One notable figure was not: Mayor Jerry Sanders. When I inquired many weeks ago, his office said it wasn't appropriate for him to take a side on the issue.
• KPBS reported that city redevelopment staff were siding with Solar Turbines and the board would decide whether to approve the project or not.
Snapdragon vs. the City Attorney
After clamming up Thursday, Mayor Jerry Sanders released a statement Friday explaining why he ignored the city attorney's opinion that letting Qualcomm rename Qualcomm Stadium to Snapdragon Stadium for a couple of weeks was illegal without a City Council vote.
The issue brings up interesting implications. Can Petco change the name of Petco Park from time to time to promote a new product? Is the name just a name, or is it dynamic advertising space the sponsor can change? It obviously had value during a nationally televised football game. Did the city leave money on the table?
The mayor said asking Qualcomm for money would have been a "shakedown." He didn't address why he went around the City Council to strike the deal.
The Guy Who Paints the Walls at Cool Restaurants
Not only do places like El Camino and Cucina Urbana serve up a good meal, they've got some unique art on their walls. Our weekly Q&A is with Tocayo, the Cuban-born artist who's painted those walls. We chat with him about doing art while working a 9-to-5 and the overlap between Cuban and Mexican cultures.
What We Learned This Week
The DA's Public Integrity Unit Is Alive!: District Attorney Bonnie Dumanis brought criminal corruption charges against five people connected to the Sweetwater Union High School District. Until then, only three of the 88 prosecutions Dumanis had claimed were public integrity cases involved politicians or public officials. Want to go more in depth? Our 2009 story showed how low-ranked firms won bond contracts at Sweetwater. Dumanis got our Hero of the Week award on VOSD Radio (mp3).

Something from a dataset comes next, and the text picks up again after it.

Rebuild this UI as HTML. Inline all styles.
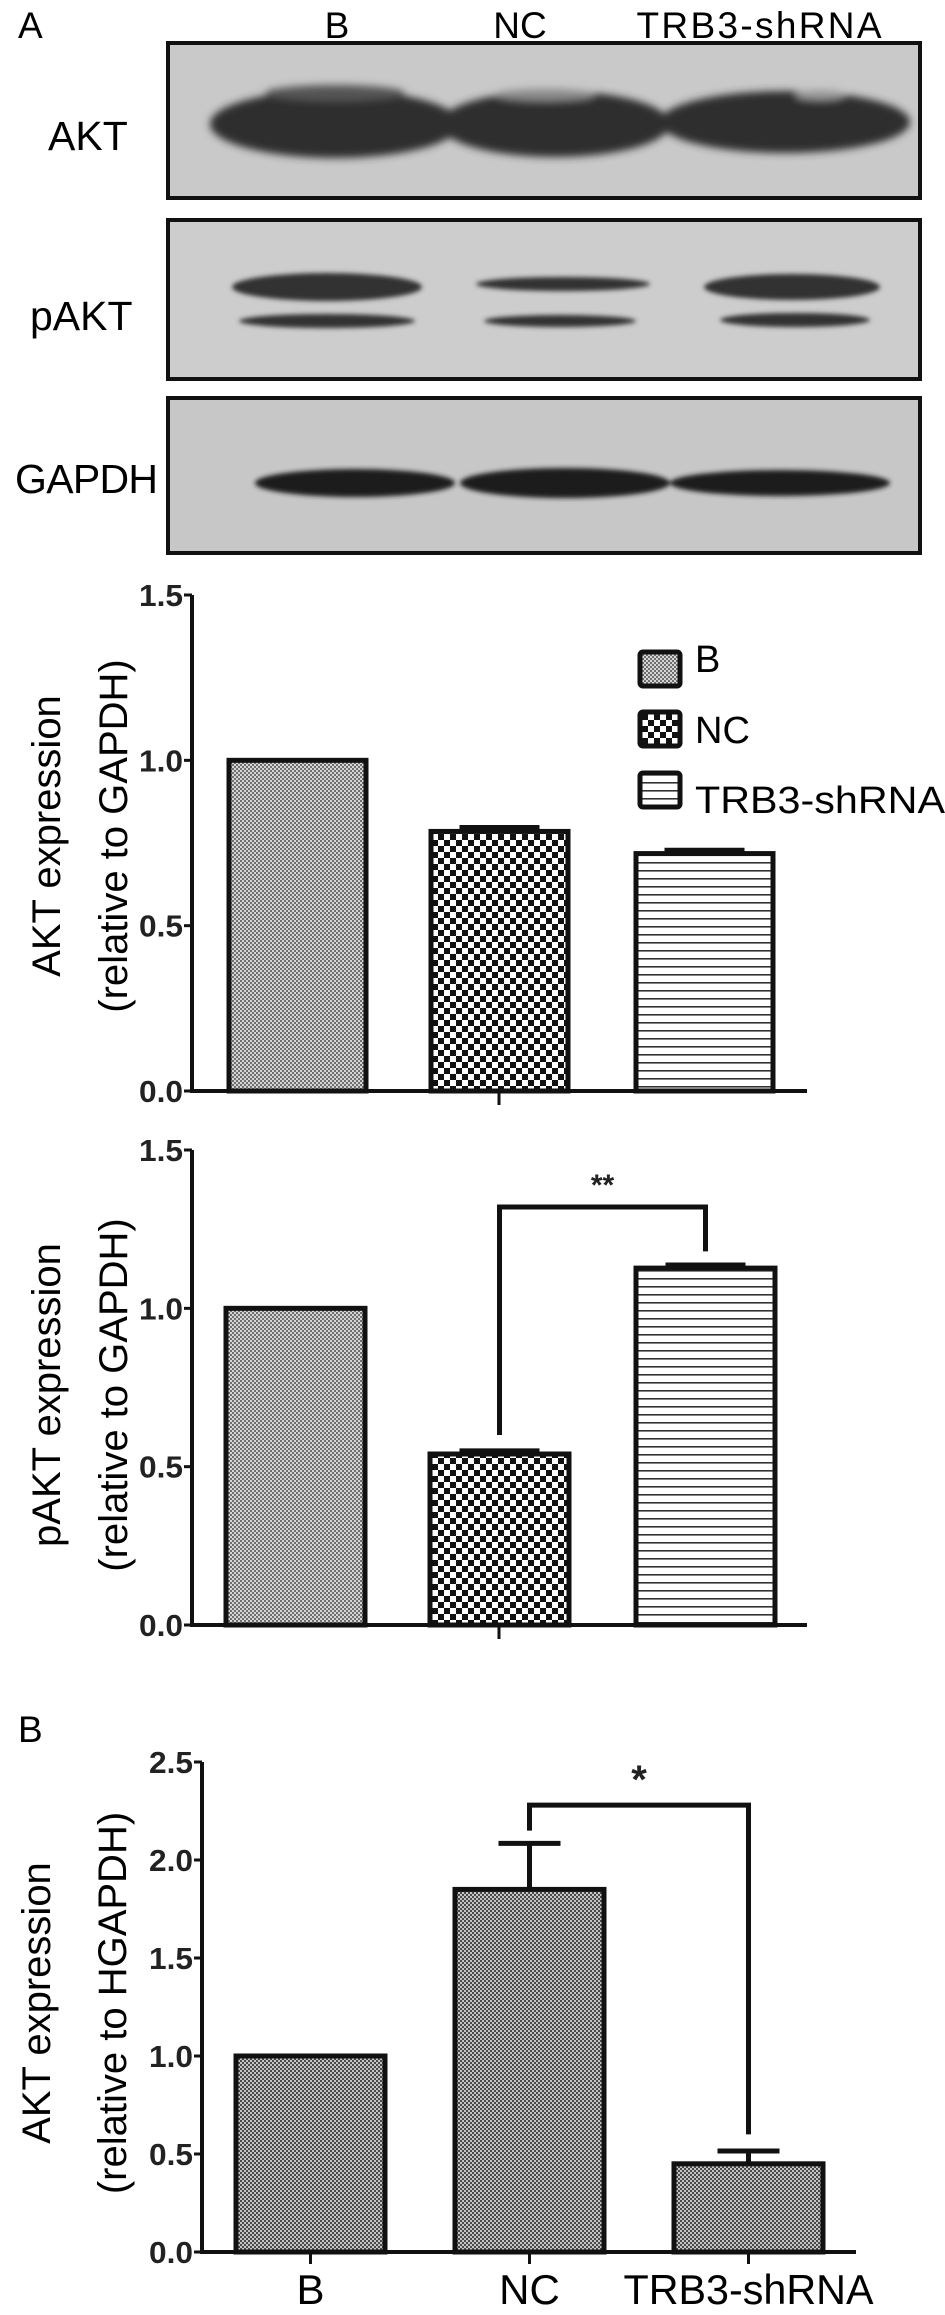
<!DOCTYPE html>
<html><head><meta charset="utf-8"><style>
html,body{margin:0;padding:0;background:#fff;}
svg{display:block;font-family:"Liberation Sans",Arial,sans-serif;}
</style></head><body>
<svg id="fig" width="945" height="2315" viewBox="0 0 945 2315" xmlns="http://www.w3.org/2000/svg">
<defs>
  <pattern id="pDot" width="4" height="4" patternUnits="userSpaceOnUse"><rect width="4" height="4" fill="#d6d6d6"/><rect width="2" height="2" fill="#6e6e6e"/><rect x="2" y="2" width="2" height="2" fill="#6e6e6e"/></pattern>
  <pattern id="pDot2" width="4" height="4" patternUnits="userSpaceOnUse"><rect width="4" height="4" fill="#c4c4c4"/><rect width="2" height="2" fill="#4a4a4a"/><rect x="2" y="2" width="2" height="2" fill="#4a4a4a"/></pattern>
  <pattern id="pCheck" width="12" height="12" patternUnits="userSpaceOnUse"><rect width="12" height="12" fill="#fff"/><rect width="6" height="6" fill="#111"/><rect x="6" y="6" width="6" height="6" fill="#111"/></pattern>
  <pattern id="pLines" width="8" height="8" patternUnits="userSpaceOnUse"><rect width="8" height="8" fill="#fff"/><rect y="6" width="8" height="1.6" fill="#333"/></pattern>
  <filter id="blur" x="-20%" y="-50%" width="140%" height="200%"><feGaussianBlur stdDeviation="4"/></filter>
  <filter id="blur2" x="-20%" y="-50%" width="140%" height="200%"><feGaussianBlur stdDeviation="2.5"/></filter>
</defs>

<!-- Western blot -->
<g>
  <text x="18" y="38" font-size="37">A</text>
  <text x="337" y="38" font-size="37" text-anchor="middle">B</text>
  <text x="520" y="38" font-size="37" text-anchor="middle">NC</text>
  <text x="759" y="38" font-size="37" text-anchor="middle" textLength="245">TRB3-shRNA</text>

  <g>
    <rect x="168" y="43" width="752" height="155" fill="#c9c9c9" stroke="#111" stroke-width="4"/>
    <g filter="url(#blur)" fill="#2e2e2e">
      <ellipse cx="335" cy="124" rx="125" ry="34"/>
      <ellipse cx="555" cy="124" rx="115" ry="33"/>
      <ellipse cx="785" cy="122" rx="125" ry="31"/>
      <ellipse cx="335" cy="93" rx="70" ry="8" fill="#555"/>
      <ellipse cx="545" cy="95" rx="50" ry="6" fill="#8a8a8a"/>
      <ellipse cx="820" cy="95" rx="25" ry="5" fill="#999"/>
    </g>
    <text x="48" y="150" font-size="41">AKT</text>
  </g>

  <g>
    <rect x="168" y="220" width="752" height="159" fill="#cdcdcd" stroke="#111" stroke-width="4"/>
    <g filter="url(#blur2)" fill="#333">
      <ellipse cx="327" cy="287" rx="95" ry="14"/>
      <ellipse cx="563" cy="284" rx="87" ry="7"/>
      <ellipse cx="792" cy="287" rx="88" ry="13"/>
      <ellipse cx="327" cy="321" rx="88" ry="7"/>
      <ellipse cx="560" cy="321" rx="76" ry="6"/>
      <ellipse cx="795" cy="320" rx="75" ry="7"/>
    </g>
    <text x="30" y="330" font-size="41">pAKT</text>
  </g>

  <g>
    <rect x="168" y="398" width="752" height="155" fill="#c7c7c7" stroke="#111" stroke-width="4"/>
    <g filter="url(#blur2)" fill="#1c1c1c">
      <ellipse cx="355" cy="483" rx="100" ry="14"/>
      <ellipse cx="565" cy="483" rx="105" ry="15"/>
      <ellipse cx="780" cy="483" rx="110" ry="13"/>
    </g>
    <text x="15" y="493" font-size="41" textLength="143">GAPDH</text>
  </g>
</g>

<g id="c1"></g>
<g id="c2"></g>
<g id="c3"></g>
<text x="18" y="1742" font-size="37">B</text>
</svg>

<script>
// ---- data ----
const categories = ["B", "NC", "TRB3-shRNA"];
const aktValues = [1.0, 0.785, 0.718];
const aktErrors = [0, 0.012, 0.01];
const paktValues = [1.0, 0.54, 1.127];
const paktErrors = [0, 0.01, 0.01];
const aktHValues = [1.0, 1.85, 0.45];
const aktHErrors = [0, 0.235, 0.065];
const ticks15 = ["0.0", "0.5", "1.0", "1.5"];
const tickVals15 = [0, 0.5, 1.0, 1.5];
const ticks25 = ["0.0", "0.5", "1.0", "1.5", "2.0", "2.5"];
const tickVals25 = [0, 0.5, 1.0, 1.5, 2.0, 2.5];

const NS = "http://www.w3.org/2000/svg";
function mk(parent, tag, attrs, text) {
  const e = document.createElementNS(NS, tag);
  for (const k in attrs) e.setAttribute(k, attrs[k]);
  if (text !== undefined) e.textContent = text;
  parent.appendChild(e);
  return e;
}

function drawChart(opt) {
  const g = document.getElementById(opt.id);
  const y = v => opt.y0 - (v / opt.max) * (opt.y0 - opt.yTop);
  const xBand = i => opt.barX[i];
  const ya = mk(g, "line", {x1: opt.ax, y1: y(opt.max), x2: opt.ax, y2: opt.y0 + 1.5, stroke: "#111", "stroke-width": 4});
  
  
  const xa = mk(g, "line", {x1: opt.ax - 2, y1: opt.y0, x2: opt.axEnd, y2: opt.y0, stroke: "#111", "stroke-width": 4});
  
  
  opt.tickVals.forEach((tv, i) => {
    const t = mk(g, "line", {x1: opt.ax - 8, y1: y(tv), x2: opt.ax, y2: y(tv), stroke: "#111", "stroke-width": 3});
    
    
    const l = mk(g, "text", {x: opt.ax - 9, y: y(tv) + 11, "font-size": 31, "font-weight": "bold", "text-anchor": "end", fill: "#222", textLength: 44, lengthAdjust: "spacingAndGlyphs"}, opt.ticks[i]);
    
    
  });
  opt.values.forEach((v, i) => {
    const x0 = xBand(i), w = opt.barW;
    const b = mk(g, "rect", {x: x0, y: y(v), width: w, height: opt.y0 - y(v), fill: "url(#" + opt.fills[i] + ")", stroke: "#111", "stroke-width": 5});
    
    
    const e = opt.errors[i];
    if (e > 0) {
      const cx = x0 + w / 2, cw = opt.capW;
      const el = mk(g, "path", {d: `M${cx} ${y(v)} V${y(v + e)} M${cx - cw / 2} ${y(v + e)} H${cx + cw / 2}`, stroke: "#111", "stroke-width": 5, fill: "none"});
      
      
    }
    if (opt.xLabels) {
      const tk = mk(g, "line", {x1: x0 + w / 2, y1: opt.y0, x2: x0 + w / 2, y2: opt.y0 + 12, stroke: "#111", "stroke-width": 3});
      
      
      const attrs = {x: x0 + w / 2, y: opt.y0 + 52, "font-size": 42, "text-anchor": "middle"};
      if (i === 2) { attrs.textLength = 250; attrs.lengthAdjust = "spacingAndGlyphs"; }
      const tl = mk(g, "text", attrs, categories[i]);
      
      
    }
  });
  if (opt.midTick) {
    const mt = mk(g, "line", {x1: opt.midTick, y1: opt.y0, x2: opt.midTick, y2: opt.y0 + 14, stroke: "#111", "stroke-width": 3});
    
    
  }
  const t1 = mk(g, "text", {x: 0, y: 0, "font-size": 40, "text-anchor": "middle", transform: `translate(${opt.titleX1},${opt.titleY}) rotate(-90)`}, opt.title1);
  
  
  const t2 = mk(g, "text", {x: 0, y: 0, "font-size": 40, "text-anchor": "middle", transform: `translate(${opt.titleX2},${opt.titleY}) rotate(-90)`}, opt.title2);
  
  
  if (opt.sig) {
    const s = opt.sig;
    const cxA = xBand(s.a) + opt.barW / 2, cxB = xBand(s.b) + opt.barW / 2;
    const br = mk(g, "path", {d: `M${cxA} ${y(s.aEnd)} V${y(s.top)} H${cxB} V${y(s.bEnd)}`, stroke: "#111", "stroke-width": 5, fill: "none"});
    
    
    const st = mk(g, "text", {x: (cxA + cxB) / 2 + s.dx, y: y(s.top) - 12, "font-size": s.fs, "font-weight": "bold", "text-anchor": "middle", fill: "#222"}, s.label);
    
    
  }
}

drawChart({id: "c1", ax: 192, axEnd: 807, y0: 1091, yTop: 595, max: 1.5, ticks: ticks15, tickVals: tickVals15,
  values: aktValues, errors: aktErrors, barX: [229, 431, 636], barW: 137, capW: 80,
  fills: ["pDot", "pCheck", "pLines"], midTick: 499,
  title1: "AKT expression", title2: "(relative to GAPDH)", titleX1: 60, titleX2: 127, titleY: 836});

drawChart({id: "c2", ax: 192, axEnd: 807, y0: 1625, yTop: 1150, max: 1.5, ticks: ticks15, tickVals: tickVals15,
  values: paktValues, errors: paktErrors, barX: [226, 430, 636], barW: 139, capW: 80,
  fills: ["pDot", "pCheck", "pLines"], midTick: 499,
  title1: "pAKT expression", title2: "(relative to GAPDH)", titleX1: 60, titleX2: 127, titleY: 1395,
  sig: {a: 1, b: 2, aEnd: 0.6, bEnd: 1.18, top: 1.32, label: "**", dx: 0, fs: 30}});

drawChart({id: "c3", ax: 202, axEnd: 856, y0: 2252, yTop: 1762, max: 2.5, ticks: ticks25, tickVals: tickVals25,
  values: aktHValues, errors: aktHErrors, barX: [236, 455, 674], barW: 149, capW: 62,
  fills: ["pDot2", "pDot2", "pDot2"], xLabels: true,
  title1: "AKT expression", title2: "(relative to HGAPDH)", titleX1: 50, titleX2: 126, titleY: 2003,
  sig: {a: 1, b: 2, aEnd: 2.15, bEnd: 0.6, top: 2.28, label: "*", dx: 0, fs: 40}});

const c1 = document.getElementById("c1");
const legFills = ["pDot", "pCheck", "pLines"];
const legY = [652, 712, 773];
const legBase = [672, 743, 813];
categories.forEach((c, i) => {
  const lg = mk(c1, "g", {});
  
  
  mk(lg, "rect", {x: 640, y: legY[i], width: 40, height: 34, rx: 3, fill: "url(#" + legFills[i] + ")", stroke: "#111", "stroke-width": 5});
  const attrs = {x: 695, y: legBase[i], "font-size": 38};
  if (i === 2) { attrs.textLength = 250; attrs.lengthAdjust = "spacingAndGlyphs"; }
  mk(lg, "text", attrs, c);
});
</script>
</body></html>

Candidates Love Education: First Nathan Fletcher went on an education listening tour, now Dumanis has gone bigger: She laid out a plan to give the mayor (her, she hopes) the power to appoint four additional members to the San Diego Unified School District's board of education. We ended up making this one of the main topics of Friday's KPBS Midday Roundtable.
New Owners, New Name: As editor Andrew Donohue joked this week, who would have thought that Chargers coach Norv Turner would outlast the name "Union-Tribune?" But Turner remains the coach and the Union-Tribune became "U-T San Diego." New publisher Doug Manchester also eliminated the longtime name of its website "SignOnSanDiego.com."
Council Prez Doesn't Want to Take Sides: San Diego City Council President Tony Young doesn't want you to know what he thinks about a ballot measure to reform pensions for new city employees. Same with his preference for the next mayor. He also doesn't want to throw rocks.
Watch Out, Mustache Droppin' In!
A gallery of user photos of the big ocean swell highlighted on U-T San Diego this week captured our own Will Carless dropping in on a big wave. "What you can't see is me getting WORKED on the inside shortly after this photo was taken," he later wrote.
Quote of the Week
"As of October, real home prices (as measured by the inflation-adjusted aggregate Case-Shiller index) were the lowest they'd been since February 2001," wrote Rich Toscano.
Quote of the Week II
"If you want to build stadiums on taxpayer dime, you are NOT a conservative," wrote FlashReport's Jon Fleischman on Twitter.
Number of the Week
$10,317 — That's the average cost after "need-based aid" to attend UCSD, which was named one of the best values in the country.